Abstract − Analytical Sciences, 34(6), 657 (2018).

Research Progress on Gas to Particle Conversion–Gas Exchange ICP-MS for Direct Analysis of Ultra-trace Metallic Compound Gas
Masaki OHATA* and Kohei NISHIGUCHI**
*Inorganic Standards Group, Research Institute for Material and Chemical Measurement, National Metrology Institute of Japan (NMIJ), National Institute of Advanced Industrial Science and Technology (AIST), 1-1-1 Umezono, Tsukuba 305-8563, Japan
**J-Science Lab Co., Ltd., 3-1 Hiuchigata, Kamitoba, Minami, Kyoto 601-8144, Japan
A novel gas to particle conversion–gas exchange technique coupled with inductively coupled plasma mass spectrometry (GPD-GED-ICP-MS) was recently proposed for the direct analysis of ultra-trace levels of metallic compound gases such as metal carbonyl and semiconductor gases as well as gaseous mercury (Hg) in ambient air. These metallic compound gases should reveal reactivity with respect to ozone and gas to particle conversion could be obtained in a gas to particle conversion device (GPD) through metal oxides by oxidation.
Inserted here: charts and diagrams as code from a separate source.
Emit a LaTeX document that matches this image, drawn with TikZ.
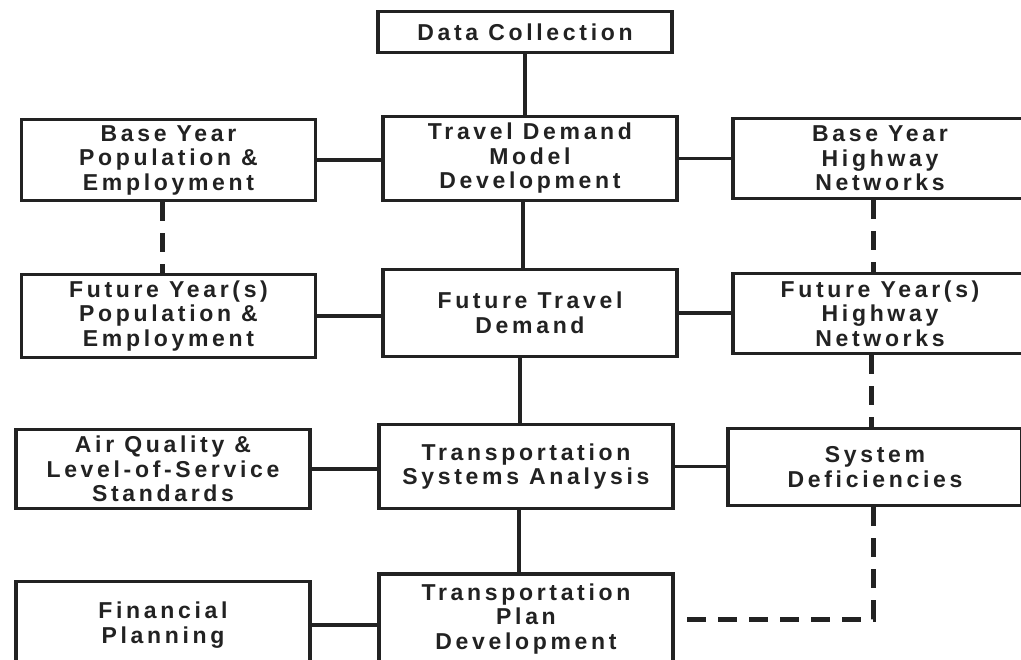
\documentclass[tikz,border=0pt]{standalone}
\usepackage{fontspec}
\newfontfamily\boxfont{Liberation Sans}[LetterSpace=16]
\definecolor{ink}{RGB}{34,34,34}

\begin{document}
\begin{tikzpicture}[x=1pt,y=-1pt]
\tikzstyle{every node}+=[inner sep=0pt]
\tikzstyle{box}=[draw=ink,line width=3.8pt,rectangle,align=center,text=ink,
  font=\boxfont\bfseries\fontsize{23}{24.5}\selectfont,minimum width=294pt]
\tikzstyle{link}=[draw=ink,line width=3.6pt]
\tikzstyle{dashlink}=[link,line width=5pt,dash pattern=on 19pt off 12pt]
\useasboundingbox (0,0) rectangle (1021,660);
\fill [white] (0,0) rectangle (1021,660);
% centre column
\node [box,minimum height=41pt] (data) at (525,32) {Data Collection};
\node [box,minimum height=84pt] (tdm) at (530,158.5) {Travel Demand\\Model\\Development};
\node [box,minimum height=87pt] (ftd) at (530,313) {Future Travel\\Demand};
\node [box,minimum height=84pt] (tsa) at (526,466.5) {Transportation\\Systems Analysis};
\node [box,minimum height=90pt] (tpd) at (526,619) {Transportation\\Plan\\Development};
% left column
\node [box,minimum height=81pt] (bpop) at (168.5,160) {Base Year\\Population \&\\Employment};
\node [box,minimum height=83pt] (fpop) at (168.5,316) {Future Year(s)\\Population \&\\Employment};
\node [box,minimum height=79pt] (airq) at (163,469) {Air Quality \&\\Level-of-Service\\Standards};
\node [box,minimum height=87pt] (fin) at (163,625) {Financial\\Planning};
% right column
\node [box,minimum height=80pt] (bhwy) at (880,158.5) {Base Year\\Highway\\Networks};
\node [box,minimum height=80pt] (fhwy) at (880,313.5) {Future Year(s)\\Highway\\Networks};
\node [box,minimum height=77pt] (sysd) at (875,467) {System\\Deficiencies};
% solid connectors
\draw [link] (data.south) -- (data.south |- tdm.north);
\draw [link] (ftd.north -| 523,0) -- (tdm.south -| 523,0);
\draw [link] (ftd.south -| 520,0) -- (tsa.north -| 520,0);
\draw [link] (tsa.south -| 519,0) -- (tpd.north -| 519,0);
\draw [link] (bpop.east) -- (bpop.east -| tdm.west);
\draw [link] (tdm.east) -- (tdm.east -| bhwy.west);
\draw [link] (fpop.east) -- (fpop.east -| ftd.west);
\draw [link] (ftd.east) -- (ftd.east -| fhwy.west);
\draw [link] (airq.east) -- (airq.east -| tsa.west);
\draw [link] (tsa.east) -- (tsa.east -| sysd.west);
\draw [link] (fin.east) -- (fin.east -| tpd.west);
% dashed connectors
\draw [dashlink] (bpop.south -| 162,0) -- (fpop.north -| 162,0);
\draw [dashlink] (bhwy.south -| 873,0) -- (fhwy.north -| 873,0);
\draw [dashlink] (fhwy.south -| 871,0) -- (sysd.north -| 871,0);
\draw [dashlink] (sysd.south -| 873,0) -- (tpd.east -| 873,0) -- (tpd.east);
\end{tikzpicture}
\end{document}
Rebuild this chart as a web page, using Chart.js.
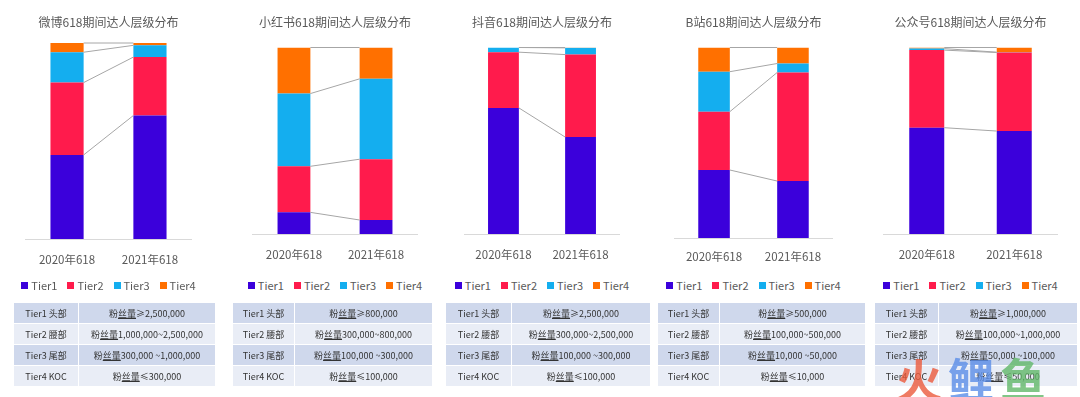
<!DOCTYPE html>
<html>
<head>
<meta charset="utf-8">
<script src="https://cdn.jsdelivr.net/npm/chart.js@4"></script>
<style>
    body { margin: 0; width: 1080px; height: 397px; background: #fff; position: relative; overflow: hidden;
           font-family: "Noto Sans CJK SC", "Noto Sans", sans-serif; }
    canvas { position: absolute; top: 0; }
    .legend { position: absolute; top: 278px; height: 14px; display: flex; justify-content: center;
              align-items: center; font-size: 11px; color: #595959; }
    .legend span.box { display: inline-block; width: 7px; height: 7px; margin-right: 3px; }
    .legend span.item { display: flex; align-items: center; margin: 0 5px; }
    table { position: absolute; top: 302px; border-collapse: collapse; font-size: 9px; color: #333; }
    td { height: 20px; padding: 0; text-align: center; border: 1px solid #fff; white-space: nowrap; }
    tr:nth-child(odd) td { background: #cfd8ec; }
    tr:nth-child(even) td { background: #e9edf6; }
    td u { text-decoration-color: #333; }
    .logo { position: absolute; top: 354px; left: 896px; font-size: 46px; font-weight: bold; line-height: 1;
            opacity: 0.8; letter-spacing: 6px; white-space: nowrap; }
</style>
</head>
<body>
<div id="root"></div>
<div class="logo"><span style="color:#ec5a3c">火</span><span style="color:#5b8ee8">鲤</span><span style="color:#62b86a">鱼</span></div>
<script>
// Sample data
const categories = ['2020年618', '2021年618'];
const tiers = ['Tier1', 'Tier2', 'Tier3', 'Tier4'];
const tierColors = ['#3b00db', '#ff1b4c', '#14aeef', '#ff7000'];
const titles = ['微博618期间达人层级分布', '小红书618期间达人层级分布', '抖音618期间达人层级分布',
    'B站618期间达人层级分布', '公众号618期间达人层级分布'];

// share of creators per tier (%), [2020, 2021]
const weibo = [[42.9, 63.0], [36.9, 29.8], [15.5, 6.0], [4.7, 1.2]];
const xiaohongshu = [[11.6, 7.5], [24.7, 32.6], [39.0, 43.1], [24.7, 16.8]];
const douyin = [[67.6, 52.0], [29.9, 44.2], [2.5, 3.6], [0, 0.2]];
const bilibili = [[35.7, 29.9], [30.6, 57.0], [21.0, 4.7], [12.7, 8.4]];
const gongzhonghao = [[57.0, 55.2], [41.6, 42.1], [0.8, 0.2], [0.6, 2.5]];

// tier definitions
const tierNames = ['Tier1 头部', 'Tier2 腰部', 'Tier3 尾部', 'Tier4 KOC'];
const weiboFans = ['≥2,500,000', '1,000,000~2,500,000', '300,000 ~1,000,000', '≤300,000'];
const xiaohongshuFans = ['≥800,000', '300,000~800,000', '100,000 ~300,000', '≤100,000'];
const douyinFans = ['≥2,500,000', '300,000~2,500,000', '100,000 ~300,000', '≤100,000'];
const bilibiliFans = ['≥500,000', '100,000~500,000', '10,000 ~50,000', '≤10,000'];
const gongzhonghaoFans = ['≥1,000,000', '100,000~1,000,000', '50,000 ~100,000', '≤50,000'];

// layout of each panel (chart area x/width, top, baseline, label centre, table columns)
const panels = [
    { data: weibo, fans: weiboFans, x: 25, w: 167, top: 43, bottom: 239, label: 260, table: [13, 64, 136] },
    { data: xiaohongshu, fans: xiaohongshuFans, x: 252, w: 166, top: 47.5, bottom: 234, label: 255, table: [232, 61, 137] },
    { data: douyin, fans: douyinFans, x: 462, w: 160, top: 47.5, bottom: 234, label: 255, table: [445, 65, 138] },
    { data: bilibili, fans: bilibiliFans, x: 674, w: 159, top: 47.5, bottom: 238, label: 257, table: [657, 61, 145] },
    { data: gongzhonghao, fans: gongzhonghaoFans, x: 883, w: 175, top: 47.5, bottom: 234, label: 255, table: [874, 63, 138] }
];

// grey lines joining the segment tops of the two bars
const seriesLines = {
    id: 'seriesLines',
    afterDatasetsDraw(chart) {
        const ctx = chart.ctx;
        ctx.save();
        ctx.strokeStyle = '#a6a6a6';
        ctx.lineWidth = 1;
        chart.data.datasets.forEach((ds, i) => {
            const bars = chart.getDatasetMeta(i).data;
            const a = bars[0], b = bars[1];
            ctx.beginPath();
            ctx.moveTo(a.x + a.width / 2, a.y);
            ctx.lineTo(b.x - b.width / 2, b.y);
            ctx.stroke();
        });
        ctx.restore();
    }
};

const root = document.getElementById('root');
const font = '"Noto Sans CJK SC", sans-serif';

panels.forEach((p, k) => {
    const titleTop = 15, titleLine = 14.4, tickLine = 13.8;
    const tickPad = p.label - p.bottom - tickLine / 2;
    const canvas = document.createElement('canvas');
    canvas.width = p.w;
    canvas.height = Math.round(p.bottom + tickLine + tickPad * 2);
    canvas.style.left = p.x + 'px';
    root.appendChild(canvas);

    new Chart(canvas.getContext('2d'), {
        type: 'bar',
        data: {
            labels: categories,
            datasets: tiers.map((t, i) => ({
                label: t,
                data: p.data[i],
                backgroundColor: tierColors[i],
                borderWidth: 0
            }))
        },
        options: {
            responsive: false,
            animation: false,
            layout: { padding: 0 },
            datasets: { bar: { barPercentage: 0.4, categoryPercentage: 1 } },
            scales: {
                x: {
                    stacked: true,
                    grid: { display: false, drawTicks: false },
                    border: { color: '#d9d9d9' },
                    ticks: { color: '#595959', padding: tickPad, font: { family: font, size: 11.5 } }
                },
                y: { stacked: true, display: false, min: 0, max: 100 }
            },
            plugins: {
                legend: { display: false },
                tooltip: { enabled: false },
                title: {
                    display: true,
                    text: titles[k],
                    color: '#595959',
                    font: { family: font, size: 12, weight: 'normal' },
                    padding: { top: titleTop, bottom: p.top - titleTop - titleLine }
                }
            }
        },
        plugins: [seriesLines]
    });

    // legend
    const legend = document.createElement('div');
    legend.className = 'legend';
    legend.style.left = p.x + 'px';
    legend.style.width = p.w + 'px';
    legend.innerHTML = tiers.map((t, i) =>
        `<span class="item"><span class="box" style="background:${tierColors[i]}"></span>${t}</span>`).join('');
    root.appendChild(legend);

    // tier table
    const table = document.createElement('table');
    table.style.left = p.table[0] + 'px';
    table.innerHTML = tierNames.map((n, i) => `
        <tr><td style="width:${p.table[1]}px">${n}</td>
        <td style="width:${p.table[2]}px">粉<u>丝量</u>${p.fans[i]}</td></tr>`).join('');
    root.appendChild(table);
});
</script>
</body>
</html>
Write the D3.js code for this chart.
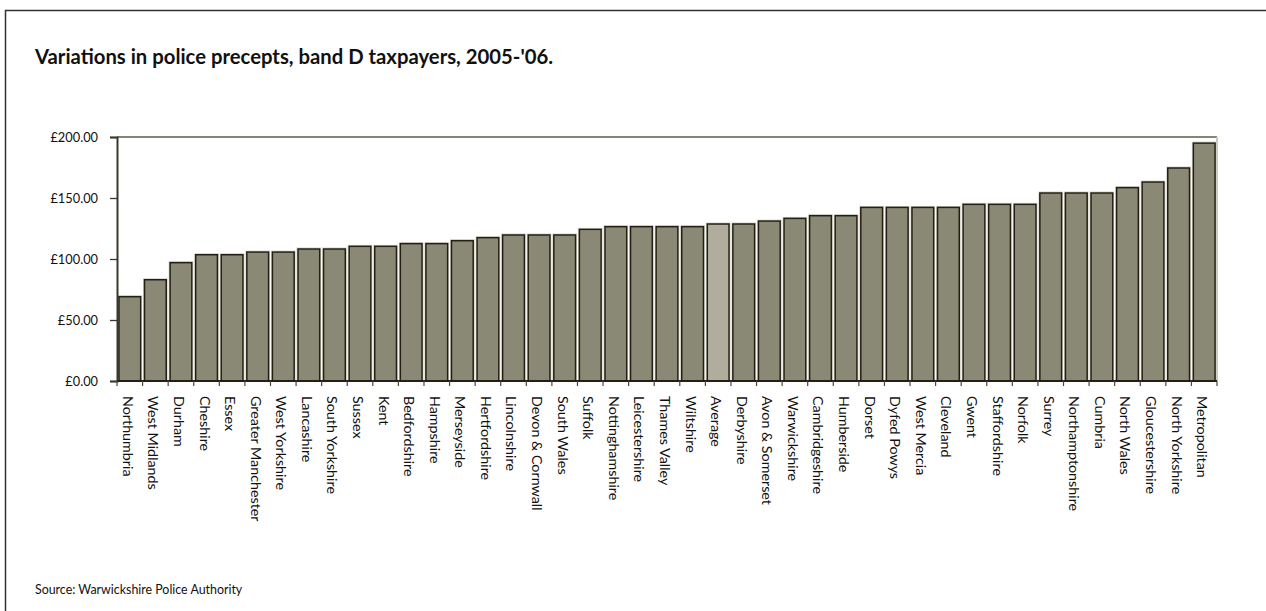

The particles converted were separated from non-reactive gases such as nitrogen, oxygen, carbon dioxide in ambient air by a gas exchange device (GED) and the particles in argon, otherwise ICP cannot be maintained, were directly introduced and measured by ICP-MS. Since the technique detects the metallic compound gas directly without any sampling methods, it is expected to be applied to real-time monitoring. This article highlights the research progress and novelty on GPD-GED-ICP-MS for the direct analysis of ultra-trace metallic compound gas. It was also noted that the direct analysis of gaseous Hg at the concentration level of a few ng m−3 in ambient air mentioned in this article was world-first achieved by GPD-GED-ICP-MS. The research progress for multi-element analysis in suspended particulate matter by GED-ICP-MS was also mentioned since the GED was always used for GPD-GED-ICP-MS.